Не соглашаясь с установками идеализма на заданность, а также - предзаданность бытия, мы исходим здесь из того тезиса, что все дано, но дано как вечный вопрос, как фундаментальная проблема, как, своего рода, απειρος, как скрытое бытие, но в то же время как живое, подвижное, наличное и переживаемое.1

Возможно, что ни в какую иную эпоху, как нашу, не ощущалось такой настоятельной потребности в философии, раскрывающей самую суть бытия, и сегодня преобладает то общее убеждение, что благодаря созданию новой универсальной онтологии, философия займет другое место в отношении высших предметов действительности. Однако чувство свободы противится сказанному, ибо человек быстрее всего бежит как раз от того, что является наиболее совершенным и полным. При этом его стремление к пустоте, сну и бездеятельности (до тех пор, пока эти последние не противопоставляются бодрствованию, полноте и деятельности) рождает не только свободу от ожидания лучшего мира, но и продлевает ожидание чего-то другого. Другими словами, пустота не легко достижима, поскольку она дана лишь по отношению к полноте, к бытию. Пустота, отсутствие бытия, не открывается, таким образом, в вопросе о существовании.2 Все это и наталкивает нас на ту мысль, что существованию, бытию должно что-то предшествовать. Пока мы не научимся жить с уверенностью в пустоте или недостатке, так сказать, в маленьком бедствии, пока мы не освободим себя от всех связей с должным, от всех связей с прошлым или будущим, пока не проявим, наконец, своей преданности пустоте и отчуждению,3 до тех пор наше существование будет продолжать оставаться как бы затянутым в бытие и мы будем наблюдать истощение философии и бездействие политики.
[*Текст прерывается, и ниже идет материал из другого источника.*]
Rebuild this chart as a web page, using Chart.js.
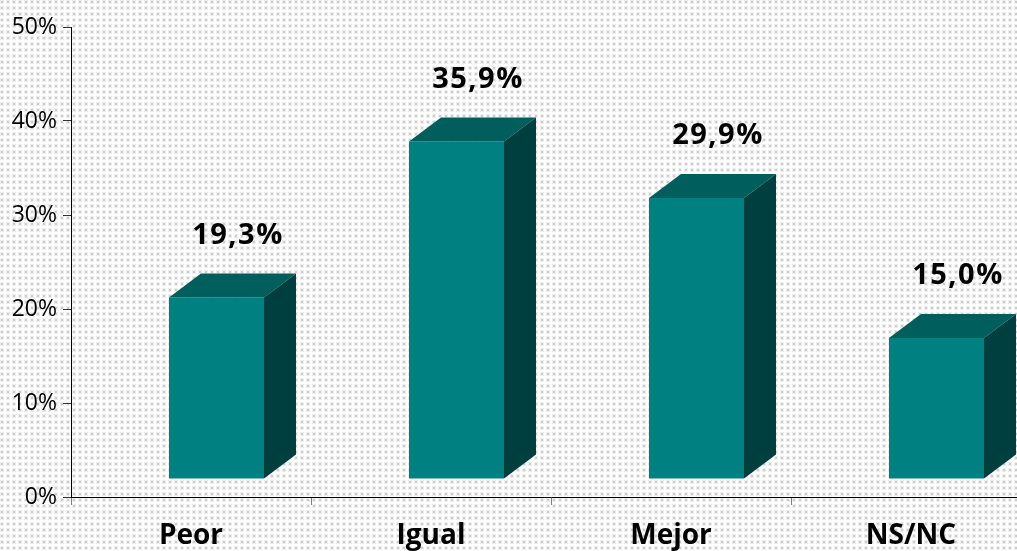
<!DOCTYPE html>
<html>
<head>
<meta charset="utf-8">
<script src="https://cdn.jsdelivr.net/npm/chart.js@4/dist/chart.umd.min.js"></script>
<style>
  html, body { margin: 0; padding: 0; overflow: hidden; background: #fff; }
  canvas { display: block; }
</style>
</head>
<body>
<canvas id="c" width="1031" height="551"></canvas>
<script>
const categories = ['Peor', 'Igual', 'Mejor', 'NS/NC'];
const values = [19.3, 35.9, 29.9, 15.0];
const valueLabels = ['19,3%', '35,9%', '29,9%', '15,0%'];
const yTicks = [0, 10, 20, 30, 40, 50];

// 3D projection style
const FRONT_DX = 25.5, FRONT_DY = -18;
const DEPTH_X = 32, DEPTH_Y = -24;
const COL_FRONT = '#008080', COL_TOP = '#005f5c', COL_SIDE = '#003f3f';

function makePattern(ctx) {
  const t = document.createElement('canvas');
  t.width = 6; t.height = 6;
  const g = t.getContext('2d');
  g.fillStyle = '#ffffff'; g.fillRect(0, 0, 6, 6);
  g.fillStyle = '#eeeeee'; g.fillRect(0, 0, 4, 4);
  g.fillStyle = '#cccccc'; g.fillRect(1, 1, 2, 2);
  return ctx.createPattern(t, 'repeat');
}

const bgPlugin = {
  id: 'bg',
  beforeDraw(chart) {
    const ctx = chart.ctx;
    ctx.save();
    ctx.fillStyle = makePattern(ctx);
    ctx.fillRect(0, 0, chart.width, chart.height);
    ctx.restore();
  }
};

const bar3d = {
  id: 'bar3d',
  beforeDatasetsDraw(chart) {
    chart.ctx.save();
    chart.ctx.translate(FRONT_DX, FRONT_DY);
  },
  afterDatasetsDraw(chart) {
    const ctx = chart.ctx;
    const meta = chart.getDatasetMeta(0);
    meta.data.forEach((el) => {
      const p = el.getProps(['x', 'y', 'base', 'width'], true);
      const l = p.x - p.width / 2, r = p.x + p.width / 2;
      // top face
      ctx.fillStyle = COL_TOP;
      ctx.beginPath();
      ctx.moveTo(l, p.y);
      ctx.lineTo(l + DEPTH_X, p.y + DEPTH_Y);
      ctx.lineTo(r + DEPTH_X, p.y + DEPTH_Y);
      ctx.lineTo(r, p.y);
      ctx.closePath();
      ctx.fill();
      // side face
      ctx.fillStyle = COL_SIDE;
      ctx.beginPath();
      ctx.moveTo(r, p.y);
      ctx.lineTo(r + DEPTH_X, p.y + DEPTH_Y);
      ctx.lineTo(r + DEPTH_X, p.base + DEPTH_Y);
      ctx.lineTo(r, p.base);
      ctx.closePath();
      ctx.fill();
    });
    ctx.restore();
    // value labels
    ctx.save();
    ctx.font = 'bold 29px "Open Sans"';
    ctx.letterSpacing = '1.5px';
    ctx.fillStyle = '#000';
    ctx.textAlign = 'center';
    ctx.textBaseline = 'middle';
    meta.data.forEach((el, i) => {
      const p = el.getProps(['x', 'y'], true);
      ctx.fillText(valueLabels[i], p.x + 47, p.y + FRONT_DY - 62);
    });
    ctx.restore();
  }
};

new Chart(document.getElementById('c'), {
  type: 'bar',
  data: {
    labels: categories,
    datasets: [{
      data: values,
      backgroundColor: COL_FRONT,
      borderWidth: 0,
      barPercentage: 0.396,
      categoryPercentage: 1
    }]
  },
  options: {
    responsive: false,
    animation: false,
    layout: { padding: { top: 27, left: 0, right: 0, bottom: 0 } },
    plugins: { legend: { display: false }, tooltip: { enabled: false } },
    scales: {
      x: {
        afterFit(s) { s.height = 54; },
        grid: { drawOnChartArea: false, drawTicks: true, tickLength: 8, color: '#808080', offset: true },
        border: { display: true, color: '#000', width: 1 },
        ticks: { color: '#000', padding: 14, font: { family: 'Open Sans', weight: 'bold', size: 28 } }
      },
      y: {
        min: 0, max: 50,
        afterFit(s) { s.width = 71; },
        afterBuildTicks(s) { s.ticks = yTicks.map(v => ({ value: v })); },
        grid: { drawOnChartArea: false, drawTicks: true, tickLength: 8, color: '#333' },
        border: { display: true, color: '#000', width: 1 },
        ticks: { color: '#000', padding: 6, callback: v => v + '%', font: { family: 'Open Sans', size: 23 } }
      }
    }
  },
  plugins: [bgPlugin, bar3d]
});
</script>
</body>
</html>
Учение Шеллинга о потенциях проливает дополнительный свет на все эти вопросы, и без преувеличения можно сказать, что каждый активно работающий мыслитель должен высказать свое личное отношение к этой теории, до сих пор, к сожалению, остающейся в нашей отечественной литературе за фасадом философских изысканий.1 Надеяться на это позволяют, по меньшей мере, две причины. Во-первых, вопрос о потенциях обсуждался в немецкой философии специально, обстоятельно, на протяжении продолжительного времени. Выявление различных точек зрения на эту проблему в целом способствует тому, что различные позиции по проблеме отношения к философии позднего Шеллинга приобретают некоторую ясность, завершенность, обоснованность, а, следовательно, и доступность для методологического анализа. Во-вторых, развиваемые в литературе ХХ века концептуальные платформы по проблеме нового "возрождения Шеллинга" (П.Тиллих, К.Тиллитич, Ф.Шмидт, Ю.Хабермас, К.Ясперс) достаточно хорошо можно противопоставить критике этой позиции, восходящей к знаменитым памфлетам Энгельса "Шеллинг и откровение" и "Шеллинг - философ во Христе", опубликованных в 1842 году под псевдонимом Освальд. Однако более глубокое, качественно новое понимание учения о потенциях Шеллинга требует проведения широких обобщений на основе имеющегося методологического анализа существующих позиций.

Но, прежде чем попытаться реконструировать данное учение, необходимо затронуть сущность спора Шеллинга с Гегелем, так как это имеет принципиальное значение для понимания самих задач философии.

Следует отметить, что Ф.Шлегель и Шеллинг не согласились с Гегелем в том, что основная задача философии состоит в выявлении имманентного (то есть внутренне присущего предмету) разума, лежащего в фундаменте самой религии. Религия, по их мнению, не исчерпывается разумом, который вместо того, чтобы повнимательнее присмотреться к проявлениям Божественного в самой реальной исторической действительности, занимается лишь логическим конструированием этой последней. "Гегель и гегельянцы, - как точно передает эту шеллингову мысль В.А.Малинин, - стремятся представить абсолют как бы своей собственностью, чтобы проникнуть внутрь его и расположиться там как у себя дома, причем с помощью только логических средств".2 На самом же деле, полагал Шеллинг, содержание Абсолюта иррационально и никак неподвластно уму. Философия должна признать тот простой факт, что действительность любит скрываться, и ускользающее от рационального познания более сущностно и более существенно, нежели то, что доступно разуму, опирающемуся на чисто логические критерии знания.1 Философия, таким образом, должна исходить не из разума, а из откровения, прорыв к которому возможен лишь с помощью интеллектуального созерцания.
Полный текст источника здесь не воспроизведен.